[lustre-discuss] MGS failover problem

Wed Jan 11 09:30:54 PST 2017

> The question I have in this is how long are you waiting, and how are you
> determining that lnet has hung?

The example I just sent today I waited about 10 minutes.  But the other day it looks like I waited about 20 minutes before rebooting as I couldn't kill lnet.  I'm calling it hung because even 10 minutes seems excessive.  Also because of the stack trace.  

> How are you specifying --failnode for your configuration?  If you could
> rune tunefs.lustre on the MDT/MGS and an OST, that would be very helpful.

We are not using --failnode, we are using --servicenode since the admin manual indicates --failnode has some disadvantages over --servicenode.  See the original post for how we formatted the MDT and OST's (not optimal).  

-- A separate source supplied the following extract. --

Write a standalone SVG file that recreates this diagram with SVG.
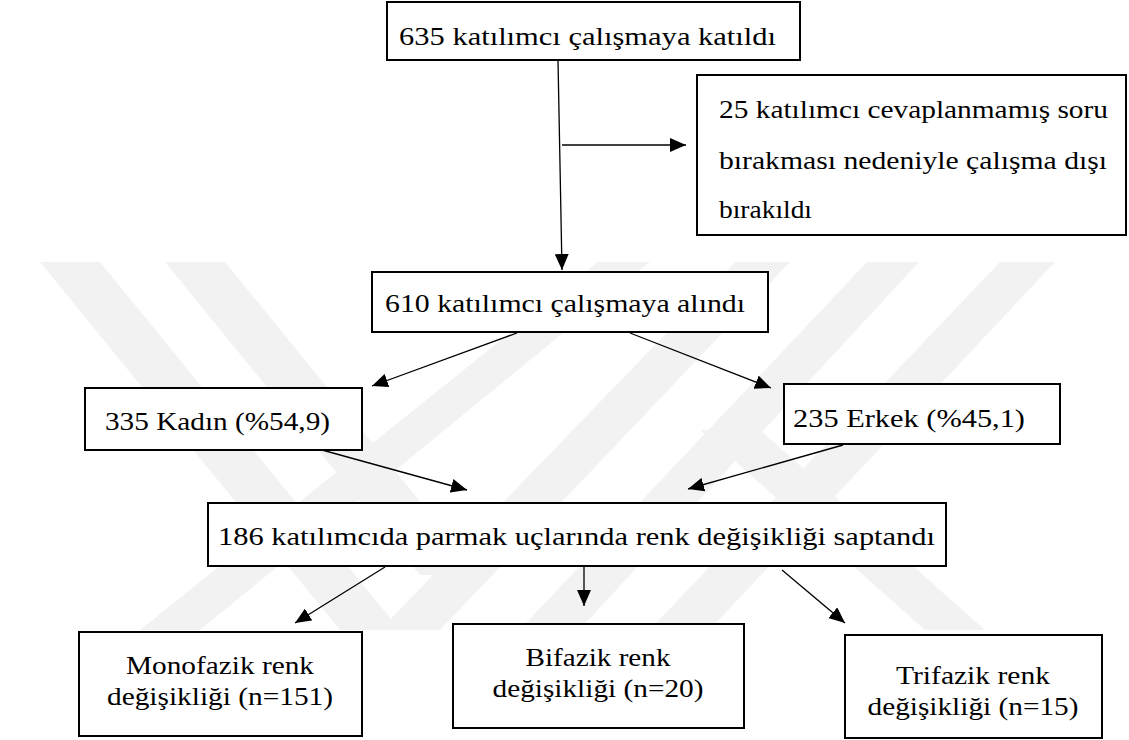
<svg xmlns="http://www.w3.org/2000/svg" width="1129" height="740" viewBox="0 0 1129 740">
<style>
  .box { fill: #ffffff; stroke: #000000; stroke-width: 2; }
  .t { font-family: "Liberation Serif", "Times New Roman", serif; font-size: 26px; fill: #000000; }
  .c { text-anchor: middle; }
  .edge { stroke: #000000; stroke-width: 1.3; fill: none; marker-end: url(#arrow); }
  .wm { fill: #f2f2f2; }
</style>
<defs>
  <marker id="arrow" markerUnits="userSpaceOnUse" markerWidth="17" markerHeight="14" refX="16" refY="7" orient="auto">
    <path d="M0,0 L16,7 L0,14 z" fill="#000000"/>
  </marker>
</defs>
<rect x="0" y="0" width="1129" height="740" fill="#ffffff"/>
<g id="watermark">
  <polygon class="wm" points="40,262 100,262 400,630 340,630"/>
  <polygon class="wm" points="165,262 225,262 480,575 420,575"/>
  <polygon class="wm" points="598,262 650,262 200,630 140,630"/>
  <polygon class="wm" points="735,262 790,262 440,630 380,630"/>
  <polygon class="wm" points="867,262 919,262 570,640 510,640"/>
  <polygon class="wm" points="1000,262 1055,262 700,640 640,640"/>
  <polygon class="wm" points="700,430 760,430 985,630 925,630"/>
</g>
<g id="connectors">
  <line class="edge" x1="558" y1="60" x2="562" y2="270"/>
  <line class="edge" x1="562" y1="145" x2="686" y2="145"/>
  <line class="edge" x1="517" y1="333" x2="372" y2="386"/>
  <line class="edge" x1="630" y1="333" x2="771" y2="388"/>
  <line class="edge" x1="322" y1="450" x2="467" y2="490"/>
  <line class="edge" x1="843" y1="445" x2="688" y2="489"/>
  <line class="edge" x1="385" y1="567" x2="295" y2="623"/>
  <line class="edge" x1="584" y1="567" x2="584" y2="606"/>
  <line class="edge" x1="782" y1="570" x2="845" y2="623"/>
</g>
<g id="n1">
  <rect class="box" x="387" y="2" width="413" height="58"/>
  <text class="t" x="399" y="45" textLength="377" lengthAdjust="spacingAndGlyphs">635 katılımcı çalışmaya katıldı</text>
</g>
<g id="n2">
  <rect class="box" x="697" y="75" width="429" height="160"/>
  <text class="t" x="719" y="118" textLength="389" lengthAdjust="spacingAndGlyphs">25 katılımcı cevaplanmamış soru</text>
  <text class="t" x="719" y="169" textLength="388" lengthAdjust="spacingAndGlyphs">bırakması nedeniyle çalışma dışı</text>
  <text class="t" x="719" y="218" textLength="93" lengthAdjust="spacingAndGlyphs">bırakıldı</text>
</g>
<g id="n3">
  <rect class="box" x="372" y="272" width="396" height="60"/>
  <text class="t" x="385" y="312" textLength="360" lengthAdjust="spacingAndGlyphs">610 katılımcı çalışmaya alındı</text>
</g>
<g id="n4">
  <rect class="box" x="85" y="388" width="277" height="62"/>
  <text class="t" x="105" y="430" textLength="225" lengthAdjust="spacingAndGlyphs">335 Kadın (%54,9)</text>
</g>
<g id="n5">
  <rect class="box" x="784" y="384" width="276" height="60"/>
  <text class="t" x="793" y="427" textLength="232" lengthAdjust="spacingAndGlyphs">235 Erkek (%45,1)</text>
</g>
<g id="n6">
  <rect class="box" x="208" y="503" width="738" height="63"/>
  <text class="t" x="218" y="545" textLength="717" lengthAdjust="spacingAndGlyphs">186 katılımcıda parmak uçlarında renk değişikliği saptandı</text>
</g>
<g id="n7">
  <rect class="box" x="79" y="632" width="283" height="104"/>
  <text class="t c" x="220" y="674" textLength="188" lengthAdjust="spacingAndGlyphs">Monofazik renk</text>
  <text class="t c" x="220" y="705" textLength="226" lengthAdjust="spacingAndGlyphs">değişikliği (n=151)</text>
</g>
<g id="n8">
  <rect class="box" x="453" y="624" width="291" height="104"/>
  <text class="t c" x="598" y="666" textLength="145" lengthAdjust="spacingAndGlyphs">Bifazik renk</text>
  <text class="t c" x="598" y="697" textLength="211" lengthAdjust="spacingAndGlyphs">değişikliği (n=20)</text>
</g>
<g id="n9">
  <rect class="box" x="845" y="635" width="257" height="103"/>
  <text class="t c" x="973" y="684" textLength="154" lengthAdjust="spacingAndGlyphs">Trifazik renk</text>
  <text class="t c" x="973" y="715" textLength="211" lengthAdjust="spacingAndGlyphs">değişikliği (n=15)</text>
</g>
</svg>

http://lists.lustre.org/pipermail/lustre-discuss-lustre.org/2017-January/014125.html

But service node options were corrected with a tunefs.lustre command – see this:

http://lists.lustre.org/pipermail/lustre-discuss-lustre.org/2017-January/014129.html

> Finally, how are you specifying the mount string on your various clients?

mount -t lustre 192.52.98.30 at tcp:192.52.98.31 at tcp:/hpfs-fsl /tmp/lustre_test/

But the clients seem to be just fine – its the OSS's that don't seem to be picking up the new MGS.